Sam Ybarra

From Wikipedia, the free encyclopedia

Ybarra beneath sandbags
Ybarra beneath sandbags

Sam Ybarra was a private in the United States' Tiger Force commando unit, attached to the 101st Airborne Division during the Vietnam War.

He was raised in Arizona by his Apache mother from the age of five, when his Mexican American father was killed in a brawl. He later attended Globe High School, and was arrested four times for disturbing the peace and underage drinking.

He joined the army in 1966, along with his childhood friend Kenneth Green, where he became attached to the Tiger Force unit. He was initially found to have shot an unarmed boy in May 1967, and two months later he and Green bragged about raping and killing a young girl during a mission outside Tam Ky. The two both engaged in the Tiger Force practise of cutting off trophy ears from their victims.

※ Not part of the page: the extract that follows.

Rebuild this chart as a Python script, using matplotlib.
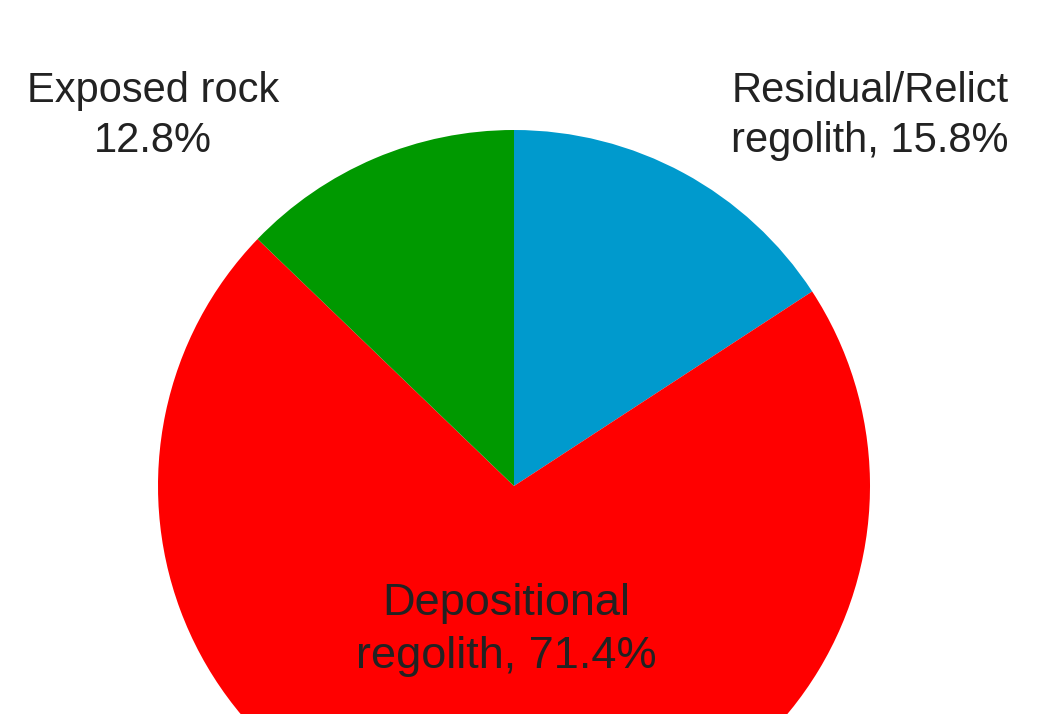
import matplotlib.pyplot as plt

# Datos del gráfico
categorias = ['Residual/Relict\nregolith', 'Depositional\nregolith', 'Exposed rock']
porcentajes = [15.8, 71.4, 12.8]
colores = ['#009ACD', '#FF0000', '#009900']

plt.rcParams['font.family'] = ['Liberation Sans', 'DejaVu Sans']

fig = plt.figure(figsize=(10.47, 7.14), dpi=100)
ax = fig.add_axes([0, 0, 1, 1])

# Pastel recortado por abajo, igual que en la referencia
ax.pie(porcentajes, colors=colores, startangle=90, counterclock=False,
       center=(514, 228), radius=356, frame=True,
       wedgeprops={'linewidth': 0})
ax.set_xlim(0, 1047)
ax.set_ylim(0, 714)
ax.set_aspect('equal')
ax.axis('off')

color_texto = '#222222'
ax.text(153, 598, f'{categorias[2]}\n{porcentajes[2]}%', ha='center', va='center',
        fontsize=30, color=color_texto, linespacing=1.35)
ax.text(870, 598, f'{categorias[0]}, {porcentajes[0]}%', ha='center', va='center',
        fontsize=30, color=color_texto, linespacing=1.35)
ax.text(506, 84, f'{categorias[1]}, {porcentajes[1]}%', ha='center', va='center',
        fontsize=32.5, color=color_texto, linespacing=1.35)

fig.savefig('out.png', dpi=100)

Ybarra was noted by the Stars and Stripes magazine as having recorded the 1000th kill of Operation Wheeler.

Green was killed on September 29th, 1967, which friends claim threw Ybarra over the edge as he vowed to avenge his friend's death, and reportedly became one of the unit's worst killers - by 1968 he had been transferred out of the unit to an artillery company. The following year he faced court martial for insubordination and drug use, and a year later was dishonourably discharged in April, 1969. Ybarra would later be named in 7 of the 30 allegations that the Army would later investigate the unit for.

Once discharged, he couldn't be compelled to testify to the investigations against him, and declined three times. He died in 1982, living with his mother on the San Carlos Apache Reservation in Arizona, reportedly contrite and depressed over his role in the war.